══ SOURCE DATA

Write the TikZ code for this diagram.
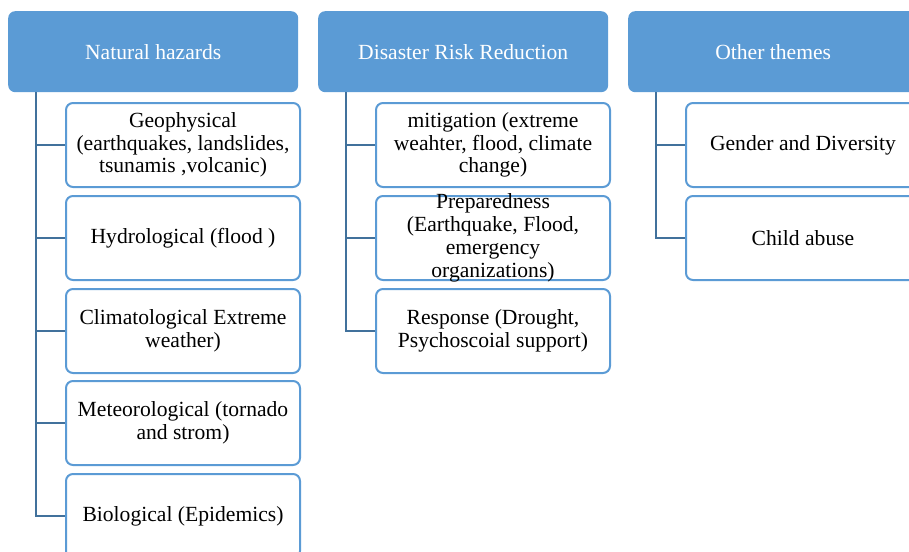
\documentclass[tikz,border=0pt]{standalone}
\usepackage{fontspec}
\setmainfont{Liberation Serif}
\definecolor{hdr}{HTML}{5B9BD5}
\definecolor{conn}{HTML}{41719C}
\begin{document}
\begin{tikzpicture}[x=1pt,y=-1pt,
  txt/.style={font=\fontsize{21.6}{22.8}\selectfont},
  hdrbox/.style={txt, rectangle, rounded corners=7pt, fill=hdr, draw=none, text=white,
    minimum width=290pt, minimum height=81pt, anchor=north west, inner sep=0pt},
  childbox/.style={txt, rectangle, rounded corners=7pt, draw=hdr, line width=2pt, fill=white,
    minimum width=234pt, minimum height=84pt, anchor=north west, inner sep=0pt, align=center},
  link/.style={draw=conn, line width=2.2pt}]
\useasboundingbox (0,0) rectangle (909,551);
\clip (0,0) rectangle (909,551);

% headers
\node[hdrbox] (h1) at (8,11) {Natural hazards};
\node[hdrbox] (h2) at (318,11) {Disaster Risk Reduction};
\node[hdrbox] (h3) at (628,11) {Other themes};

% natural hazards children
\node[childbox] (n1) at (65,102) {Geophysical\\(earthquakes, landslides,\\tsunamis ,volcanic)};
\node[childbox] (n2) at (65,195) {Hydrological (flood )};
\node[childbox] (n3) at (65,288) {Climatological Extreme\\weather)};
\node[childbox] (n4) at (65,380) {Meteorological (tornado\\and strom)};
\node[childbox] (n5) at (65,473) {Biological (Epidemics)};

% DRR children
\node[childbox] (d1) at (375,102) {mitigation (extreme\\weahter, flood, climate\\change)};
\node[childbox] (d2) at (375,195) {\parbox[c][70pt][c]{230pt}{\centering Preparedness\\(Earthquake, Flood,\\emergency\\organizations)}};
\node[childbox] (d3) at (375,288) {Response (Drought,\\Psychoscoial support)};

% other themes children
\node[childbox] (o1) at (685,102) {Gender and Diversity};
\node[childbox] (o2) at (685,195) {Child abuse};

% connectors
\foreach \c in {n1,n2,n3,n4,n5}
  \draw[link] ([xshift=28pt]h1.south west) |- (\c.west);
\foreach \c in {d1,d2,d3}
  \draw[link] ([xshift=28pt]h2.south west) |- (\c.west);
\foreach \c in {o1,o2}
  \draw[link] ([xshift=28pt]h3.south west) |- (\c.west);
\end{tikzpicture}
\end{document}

════

* _EXERCISE_:
Return each line of the data, keeping its wording exact and omitting pictures.

* _REPLY_:
Write the TikZ code for this diagram.
\documentclass[tikz,border=0pt]{standalone}
\usepackage{fontspec}
\setmainfont{Liberation Serif}
\definecolor{hdr}{HTML}{5B9BD5}
\definecolor{conn}{HTML}{41719C}
\begin{document}
\begin{tikzpicture}[x=1pt,y=-1pt,
  txt/.style={font=\fontsize{21.6}{22.8}\selectfont},
  hdrbox/.style={txt, rectangle, rounded corners=7pt, fill=hdr, draw=none, text=white,
    minimum width=290pt, minimum height=81pt, anchor=north west, inner sep=0pt},
  childbox/.style={txt, rectangle, rounded corners=7pt, draw=hdr, line width=2pt, fill=white,
    minimum width=234pt, minimum height=84pt, anchor=north west, inner sep=0pt, align=center},
  link/.style={draw=conn, line width=2.2pt}]
\useasboundingbox (0,0) rectangle (909,551);
\clip (0,0) rectangle (909,551);

% headers
\node[hdrbox] (h1) at (8,11) {Natural hazards};
\node[hdrbox] (h2) at (318,11) {Disaster Risk Reduction};
\node[hdrbox] (h3) at (628,11) {Other themes};

% natural hazards children
\node[childbox] (n1) at (65,102) {Geophysical\\(earthquakes, landslides,\\tsunamis ,volcanic)};
\node[childbox] (n2) at (65,195) {Hydrological (flood )};
\node[childbox] (n3) at (65,288) {Climatological Extreme\\weather)};
\node[childbox] (n4) at (65,380) {Meteorological (tornado\\and strom)};
\node[childbox] (n5) at (65,473) {Biological (Epidemics)};

% DRR children
\node[childbox] (d1) at (375,102) {mitigation (extreme\\weahter, flood, climate\\change)};
\node[childbox] (d2) at (375,195) {\parbox[c][70pt][c]{230pt}{\centering Preparedness\\(Earthquake, Flood,\\emergency\\organizations)}};
\node[childbox] (d3) at (375,288) {Response (Drought,\\Psychoscoial support)};

% other themes children
\node[childbox] (o1) at (685,102) {Gender and Diversity};
\node[childbox] (o2) at (685,195) {Child abuse};

% connectors
\foreach \c in {n1,n2,n3,n4,n5}
  \draw[link] ([xshift=28pt]h1.south west) |- (\c.west);
\foreach \c in {d1,d2,d3}
  \draw[link] ([xshift=28pt]h2.south west) |- (\c.west);
\foreach \c in {o1,o2}
  \draw[link] ([xshift=28pt]h3.south west) |- (\c.west);
\end{tikzpicture}
\end{document}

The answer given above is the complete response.